Celtic's chief executive Peter Lawwell yesterday painted a doomsday scenario for Scottish football as he raised the possibility of the game becoming extinct north of the border.

He revealed his fears after the club's AGM at Celtic Park, where the outgoing chairman John Reid told shareholders he now questioned the sustainability of the game and claimed some "radical thinking" was needed.

Lawwell spoke about being unable to compete with the "ridiculous" transfer fees in England and further afield and highlighted the age-old issue of the lack of finance in Scotland, due mostly to poor television revenues.

"It's not Celtic and Rangers here, it's the nation," he said. "This social phenomenon of football in Scotland is under threat of extinction and it needs, as John [Reid] says, radical thinking.

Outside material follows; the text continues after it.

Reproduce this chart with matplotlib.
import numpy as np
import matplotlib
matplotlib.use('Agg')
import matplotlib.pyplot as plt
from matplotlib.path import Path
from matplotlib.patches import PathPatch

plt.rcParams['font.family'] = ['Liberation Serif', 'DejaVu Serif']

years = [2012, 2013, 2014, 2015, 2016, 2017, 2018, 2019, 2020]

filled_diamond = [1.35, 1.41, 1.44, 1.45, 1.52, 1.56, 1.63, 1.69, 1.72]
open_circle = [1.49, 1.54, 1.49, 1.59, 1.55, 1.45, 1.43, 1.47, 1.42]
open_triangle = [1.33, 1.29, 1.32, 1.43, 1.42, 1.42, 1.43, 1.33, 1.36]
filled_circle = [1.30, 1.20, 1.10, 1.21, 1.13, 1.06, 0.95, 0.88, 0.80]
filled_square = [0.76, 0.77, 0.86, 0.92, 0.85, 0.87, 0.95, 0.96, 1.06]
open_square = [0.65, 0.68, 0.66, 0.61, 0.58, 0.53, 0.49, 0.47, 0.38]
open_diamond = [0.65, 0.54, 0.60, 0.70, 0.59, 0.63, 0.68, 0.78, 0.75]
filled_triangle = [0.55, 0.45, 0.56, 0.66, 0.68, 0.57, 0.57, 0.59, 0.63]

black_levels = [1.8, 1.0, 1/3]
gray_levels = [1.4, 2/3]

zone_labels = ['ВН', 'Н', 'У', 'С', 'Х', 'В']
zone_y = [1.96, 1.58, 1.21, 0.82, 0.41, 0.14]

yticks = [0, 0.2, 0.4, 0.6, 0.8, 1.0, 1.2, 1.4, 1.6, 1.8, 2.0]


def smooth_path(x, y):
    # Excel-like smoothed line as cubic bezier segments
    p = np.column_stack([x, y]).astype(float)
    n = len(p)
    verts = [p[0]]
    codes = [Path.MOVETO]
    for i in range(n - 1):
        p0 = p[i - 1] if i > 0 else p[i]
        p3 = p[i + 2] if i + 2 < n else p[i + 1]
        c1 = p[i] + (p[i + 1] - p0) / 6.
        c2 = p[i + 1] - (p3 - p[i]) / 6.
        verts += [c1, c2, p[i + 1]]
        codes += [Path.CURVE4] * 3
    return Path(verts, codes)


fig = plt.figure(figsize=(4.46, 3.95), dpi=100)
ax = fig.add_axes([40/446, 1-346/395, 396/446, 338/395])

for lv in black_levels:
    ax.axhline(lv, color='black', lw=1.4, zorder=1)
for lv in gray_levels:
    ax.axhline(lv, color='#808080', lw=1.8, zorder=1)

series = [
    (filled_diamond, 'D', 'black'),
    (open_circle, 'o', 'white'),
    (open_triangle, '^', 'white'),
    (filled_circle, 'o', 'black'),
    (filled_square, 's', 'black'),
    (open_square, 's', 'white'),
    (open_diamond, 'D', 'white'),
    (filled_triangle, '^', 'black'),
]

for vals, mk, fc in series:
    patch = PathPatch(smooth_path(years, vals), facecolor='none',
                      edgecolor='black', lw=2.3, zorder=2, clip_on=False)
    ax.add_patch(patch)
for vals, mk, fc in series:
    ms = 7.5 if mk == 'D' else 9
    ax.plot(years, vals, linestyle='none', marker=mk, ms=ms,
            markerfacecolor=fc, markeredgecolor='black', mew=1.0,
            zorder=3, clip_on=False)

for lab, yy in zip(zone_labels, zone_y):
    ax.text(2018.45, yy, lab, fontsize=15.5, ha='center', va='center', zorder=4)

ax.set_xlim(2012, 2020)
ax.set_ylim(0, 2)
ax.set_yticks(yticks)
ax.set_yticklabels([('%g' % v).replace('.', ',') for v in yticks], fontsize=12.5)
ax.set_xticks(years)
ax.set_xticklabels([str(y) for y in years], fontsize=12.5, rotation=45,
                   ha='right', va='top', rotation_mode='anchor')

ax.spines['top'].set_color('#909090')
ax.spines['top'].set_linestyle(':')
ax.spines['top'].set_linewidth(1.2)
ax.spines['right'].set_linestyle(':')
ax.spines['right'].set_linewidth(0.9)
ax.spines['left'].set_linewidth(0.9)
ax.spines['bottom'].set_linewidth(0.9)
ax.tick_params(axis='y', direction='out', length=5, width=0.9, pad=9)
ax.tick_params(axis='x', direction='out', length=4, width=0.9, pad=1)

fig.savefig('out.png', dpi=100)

"A lot of good work is going on at the SFA, a lot of good work is going on at the SPL, but is it enough? The challenges are obvious to everyone here. The product here in Scotland isn't the best. There's a chronic lack of investment in the game. The reason is that people don't see the worth of the payback."

Lawwell added: "Manchester United have 300m supporters around the world, while 1.4bn watch the English Premier League. The EPL gets £1.4bn a year through TV. The new SPL deal, including international rights, will be worth £15m, 1 per cent of the EPL deal.

"What follows from that is profile, exposure, sponsorship values – that's what we're up against. So what we need to do is to provide an environment that will provide fresh investment, bring hope and aspiration back into the game.

Asked if the type of growth needed was possible in the SPL, Lawwell replied: "It's very, very difficult to see unless there is a route out in terms of [going] to a bigger environment, to an extended European environment. The European Club Association was a forum to discuss these matters. They have been raised but the frank answer is that they were getting nowhere fast.

"What you find is the polarisation of European football. At some point there will be a breaking point."